Begin

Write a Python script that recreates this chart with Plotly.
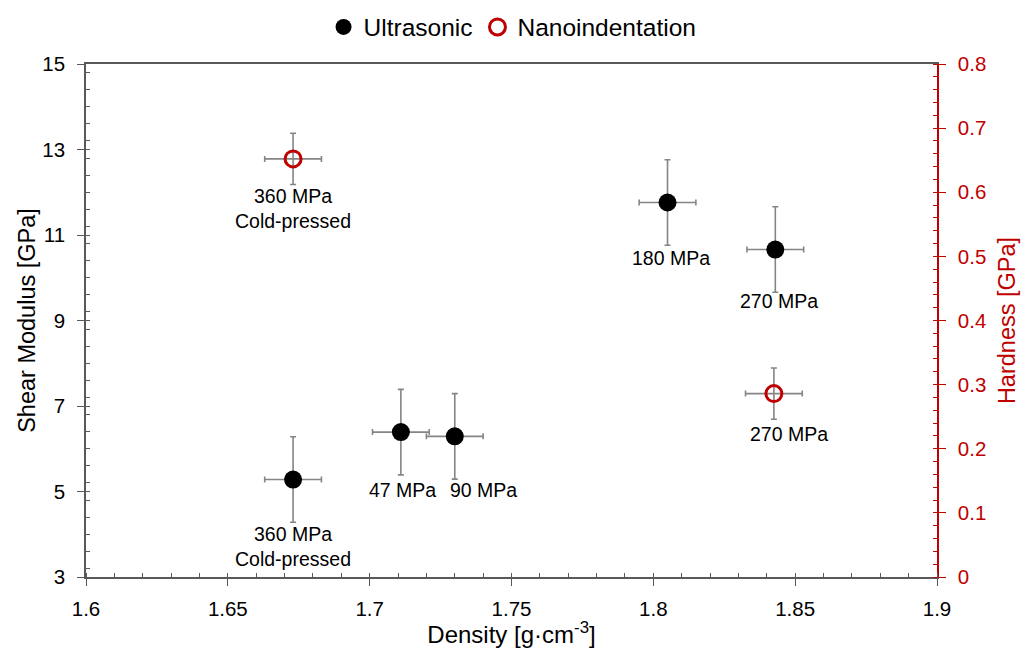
import plotly.graph_objects as go

# Ultrasonic measurements (shear modulus, left axis)
us_density = [1.673, 1.711, 1.730, 1.805, 1.843]
us_modulus = [5.28, 6.39, 6.29, 11.76, 10.66]
us_density_err = [0.01, 0.01, 0.01, 0.01, 0.01]
us_modulus_err = [1.0, 1.0, 1.0, 1.0, 1.0]
us_labels = ["360 MPa<br>Cold-pressed", "47 MPa", "90 MPa", "180 MPa", "270 MPa"]

# Nanoindentation measurements (hardness, right axis)
ni_density = [1.673, 1.8425]
ni_hardness = [0.652, 0.286]
ni_density_err = [0.01, 0.01]
ni_hardness_err = [0.04, 0.04]
ni_labels = ["360 MPa<br>Cold-pressed", "270 MPa"]

# label offsets in pixels (dx, dy) relative to each point
us_label_shift = [(0, -67), (2, -58), (29, -54), (3, -55), (4, -51)]
ni_label_shift = [(0, -50), (15, -40)]

FONT = "Arial, Liberation Sans, sans-serif"
RED = "#C00000"
AXIS = "#595959"
ERR = "#858585"

fig = go.Figure()

fig.add_trace(go.Scatter(
    x=us_density, y=us_modulus, mode="markers", name="Ultrasonic",
    marker=dict(symbol="circle", size=18, color="black"),
    error_x=dict(type="data", array=us_density_err, color=ERR, thickness=1.6, width=3),
    error_y=dict(type="data", array=us_modulus_err, color=ERR, thickness=1.6, width=3),
    xaxis="x", yaxis="y",
))

fig.add_trace(go.Scatter(
    x=ni_density, y=ni_hardness, mode="markers", name="Nanoindentation",
    marker=dict(symbol="circle-open", size=16, color=RED, line=dict(width=3, color=RED)),
    error_x=dict(type="data", array=ni_density_err, color=ERR, thickness=1.6, width=3),
    error_y=dict(type="data", array=ni_hardness_err, color=ERR, thickness=1.6, width=3),
    xaxis="x", yaxis="y2",
))

# helper axes carry the inner halves of the major ticks
fig.add_trace(go.Scatter(x=[1.6], y=[3], xaxis="x2", yaxis="y3", mode="markers",
                         marker=dict(opacity=0), showlegend=False, hoverinfo="skip"))
fig.add_trace(go.Scatter(x=[1.6], y=[0], xaxis="x2", yaxis="y4", mode="markers",
                         marker=dict(opacity=0), showlegend=False, hoverinfo="skip"))

annotations = []
for xv, yv, txt, (dx, dy) in zip(us_density, us_modulus, us_labels, us_label_shift):
    annotations.append(dict(x=xv, y=yv, xref="x", yref="y", text=txt, showarrow=False,
                            xshift=dx, yshift=dy, yanchor="middle", xanchor="center",
                            font=dict(family=FONT, size=19.5, color="black")))
for xv, yv, txt, (dx, dy) in zip(ni_density, ni_hardness, ni_labels, ni_label_shift):
    annotations.append(dict(x=xv, y=yv, xref="x", yref="y2", text=txt, showarrow=False,
                            xshift=dx, yshift=dy, yanchor="middle", xanchor="center",
                            font=dict(family=FONT, size=19.5, color="black")))

tickfont = dict(family=FONT, size=20.5, color="black")
titlefont = dict(family=FONT, size=23.5, color="black")

fig.update_layout(
    width=1021, height=648,
    margin=dict(l=86, r=84, t=64, b=71),
    paper_bgcolor="white", plot_bgcolor="white",
    font=dict(family=FONT),
    annotations=annotations,
    showlegend=True,
    legend=dict(orientation="h", xref="container", yref="container",
                x=0.502, y=1 - 27 / 648, xanchor="center", yanchor="middle",
                font=dict(family=FONT, size=24.5, color="black"),
                itemwidth=30, tracegroupgap=0),
    xaxis=dict(
        range=[1.6, 1.9], tick0=1.6, dtick=0.05, tickformat="~g", automargin=False,
        showgrid=False, zeroline=False,
        showline=True, linecolor=AXIS, linewidth=1.5, mirror=True,
        ticks="outside", ticklen=7, tickwidth=1.3, tickcolor=AXIS,
        minor=dict(ticks="inside", ticklen=4, dtick=0.01, tickcolor=AXIS, tickwidth=1.2, showgrid=False),
        tickfont=tickfont, ticklabelstandoff=6,
        title=dict(text="Density [g·cm<sup>-3</sup>]", font=dict(family=FONT, size=24, color="black"), standoff=7),
    ),
    xaxis2=dict(
        range=[1.6, 1.9], overlaying="x", anchor="y", side="bottom", automargin=False,
        tick0=1.6, dtick=0.05, ticks="inside", ticklen=4, tickwidth=1.3, tickcolor=AXIS,
        showticklabels=False, showline=False, showgrid=False, zeroline=False,
    ),
    yaxis=dict(
        range=[3, 15], tick0=3, dtick=2, automargin=False,
        showgrid=False, zeroline=False,
        showline=True, linecolor=AXIS, linewidth=1.5,
        ticks="outside", ticklen=7, tickwidth=1.3, tickcolor=AXIS,
        minor=dict(ticks="inside", ticklen=4, dtick=0.4, tickcolor=AXIS, tickwidth=1.2, showgrid=False),
        tickfont=tickfont, ticklabelstandoff=8,
        title=dict(text="Shear Modulus [GPa]", font=titlefont, standoff=0),
    ),
    yaxis2=dict(
        range=[0, 0.8], tick0=0, dtick=0.1, tickformat="~g", automargin=False,
        overlaying="y", side="right", anchor="x",
        showgrid=False, zeroline=False,
        showline=True, linecolor=RED, linewidth=1.5,
        ticks="outside", ticklen=7, tickwidth=1.3, tickcolor=RED,
        minor=dict(ticks="inside", ticklen=4, dtick=0.02, tickcolor=RED, tickwidth=1.2, showgrid=False),
        tickfont=dict(family=FONT, size=20.5, color=RED), ticklabelstandoff=8,
        title=dict(text="Hardness [GPa]", font=dict(family=FONT, size=23.5, color=RED), standoff=13),
    ),
    yaxis3=dict(
        range=[3, 15], overlaying="y", side="left", anchor="x2", automargin=False,
        tick0=3, dtick=2, ticks="inside", ticklen=4, tickwidth=1.3, tickcolor=AXIS,
        showticklabels=False, showline=False, showgrid=False, zeroline=False,
    ),
    yaxis4=dict(
        range=[0, 0.8], overlaying="y", side="right", anchor="x2", automargin=False,
        tick0=0, dtick=0.1, ticks="inside", ticklen=4, tickwidth=1.3, tickcolor=RED,
        showticklabels=False, showline=False, showgrid=False, zeroline=False,
    ),
)

fig.write_html("out.html")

End

Task brief:
Copy each line above precisely, dropping the pictures.

Solution to this problem:
Write a Python script that recreates this chart with Plotly.
import plotly.graph_objects as go

# Ultrasonic measurements (shear modulus, left axis)
us_density = [1.673, 1.711, 1.730, 1.805, 1.843]
us_modulus = [5.28, 6.39, 6.29, 11.76, 10.66]
us_density_err = [0.01, 0.01, 0.01, 0.01, 0.01]
us_modulus_err = [1.0, 1.0, 1.0, 1.0, 1.0]
us_labels = ["360 MPa<br>Cold-pressed", "47 MPa", "90 MPa", "180 MPa", "270 MPa"]

# Nanoindentation measurements (hardness, right axis)
ni_density = [1.673, 1.8425]
ni_hardness = [0.652, 0.286]
ni_density_err = [0.01, 0.01]
ni_hardness_err = [0.04, 0.04]
ni_labels = ["360 MPa<br>Cold-pressed", "270 MPa"]

# label offsets in pixels (dx, dy) relative to each point
us_label_shift = [(0, -67), (2, -58), (29, -54), (3, -55), (4, -51)]
ni_label_shift = [(0, -50), (15, -40)]

FONT = "Arial, Liberation Sans, sans-serif"
RED = "#C00000"
AXIS = "#595959"
ERR = "#858585"

fig = go.Figure()

fig.add_trace(go.Scatter(
    x=us_density, y=us_modulus, mode="markers", name="Ultrasonic",
    marker=dict(symbol="circle", size=18, color="black"),
    error_x=dict(type="data", array=us_density_err, color=ERR, thickness=1.6, width=3),
    error_y=dict(type="data", array=us_modulus_err, color=ERR, thickness=1.6, width=3),
    xaxis="x", yaxis="y",
))

fig.add_trace(go.Scatter(
    x=ni_density, y=ni_hardness, mode="markers", name="Nanoindentation",
    marker=dict(symbol="circle-open", size=16, color=RED, line=dict(width=3, color=RED)),
    error_x=dict(type="data", array=ni_density_err, color=ERR, thickness=1.6, width=3),
    error_y=dict(type="data", array=ni_hardness_err, color=ERR, thickness=1.6, width=3),
    xaxis="x", yaxis="y2",
))

# helper axes carry the inner halves of the major ticks
fig.add_trace(go.Scatter(x=[1.6], y=[3], xaxis="x2", yaxis="y3", mode="markers",
                         marker=dict(opacity=0), showlegend=False, hoverinfo="skip"))
fig.add_trace(go.Scatter(x=[1.6], y=[0], xaxis="x2", yaxis="y4", mode="markers",
                         marker=dict(opacity=0), showlegend=False, hoverinfo="skip"))

annotations = []
for xv, yv, txt, (dx, dy) in zip(us_density, us_modulus, us_labels, us_label_shift):
    annotations.append(dict(x=xv, y=yv, xref="x", yref="y", text=txt, showarrow=False,
                            xshift=dx, yshift=dy, yanchor="middle", xanchor="center",
                            font=dict(family=FONT, size=19.5, color="black")))
for xv, yv, txt, (dx, dy) in zip(ni_density, ni_hardness, ni_labels, ni_label_shift):
    annotations.append(dict(x=xv, y=yv, xref="x", yref="y2", text=txt, showarrow=False,
                            xshift=dx, yshift=dy, yanchor="middle", xanchor="center",
                            font=dict(family=FONT, size=19.5, color="black")))

tickfont = dict(family=FONT, size=20.5, color="black")
titlefont = dict(family=FONT, size=23.5, color="black")

fig.update_layout(
    width=1021, height=648,
    margin=dict(l=86, r=84, t=64, b=71),
    paper_bgcolor="white", plot_bgcolor="white",
    font=dict(family=FONT),
    annotations=annotations,
    showlegend=True,
    legend=dict(orientation="h", xref="container", yref="container",
                x=0.502, y=1 - 27 / 648, xanchor="center", yanchor="middle",
                font=dict(family=FONT, size=24.5, color="black"),
                itemwidth=30, tracegroupgap=0),
    xaxis=dict(
        range=[1.6, 1.9], tick0=1.6, dtick=0.05, tickformat="~g", automargin=False,
        showgrid=False, zeroline=False,
        showline=True, linecolor=AXIS, linewidth=1.5, mirror=True,
        ticks="outside", ticklen=7, tickwidth=1.3, tickcolor=AXIS,
        minor=dict(ticks="inside", ticklen=4, dtick=0.01, tickcolor=AXIS, tickwidth=1.2, showgrid=False),
        tickfont=tickfont, ticklabelstandoff=6,
        title=dict(text="Density [g·cm<sup>-3</sup>]", font=dict(family=FONT, size=24, color="black"), standoff=7),
    ),
    xaxis2=dict(
        range=[1.6, 1.9], overlaying="x", anchor="y", side="bottom", automargin=False,
        tick0=1.6, dtick=0.05, ticks="inside", ticklen=4, tickwidth=1.3, tickcolor=AXIS,
        showticklabels=False, showline=False, showgrid=False, zeroline=False,
    ),
    yaxis=dict(
        range=[3, 15], tick0=3, dtick=2, automargin=False,
        showgrid=False, zeroline=False,
        showline=True, linecolor=AXIS, linewidth=1.5,
        ticks="outside", ticklen=7, tickwidth=1.3, tickcolor=AXIS,
        minor=dict(ticks="inside", ticklen=4, dtick=0.4, tickcolor=AXIS, tickwidth=1.2, showgrid=False),
        tickfont=tickfont, ticklabelstandoff=8,
        title=dict(text="Shear Modulus [GPa]", font=titlefont, standoff=0),
    ),
    yaxis2=dict(
        range=[0, 0.8], tick0=0, dtick=0.1, tickformat="~g", automargin=False,
        overlaying="y", side="right", anchor="x",
        showgrid=False, zeroline=False,
        showline=True, linecolor=RED, linewidth=1.5,
        ticks="outside", ticklen=7, tickwidth=1.3, tickcolor=RED,
        minor=dict(ticks="inside", ticklen=4, dtick=0.02, tickcolor=RED, tickwidth=1.2, showgrid=False),
        tickfont=dict(family=FONT, size=20.5, color=RED), ticklabelstandoff=8,
        title=dict(text="Hardness [GPa]", font=dict(family=FONT, size=23.5, color=RED), standoff=13),
    ),
    yaxis3=dict(
        range=[3, 15], overlaying="y", side="left", anchor="x2", automargin=False,
        tick0=3, dtick=2, ticks="inside", ticklen=4, tickwidth=1.3, tickcolor=AXIS,
        showticklabels=False, showline=False, showgrid=False, zeroline=False,
    ),
    yaxis4=dict(
        range=[0, 0.8], overlaying="y", side="right", anchor="x2", automargin=False,
        tick0=0, dtick=0.1, ticks="inside", ticklen=4, tickwidth=1.3, tickcolor=RED,
        showticklabels=False, showline=False, showgrid=False, zeroline=False,
    ),
)

fig.write_html("out.html")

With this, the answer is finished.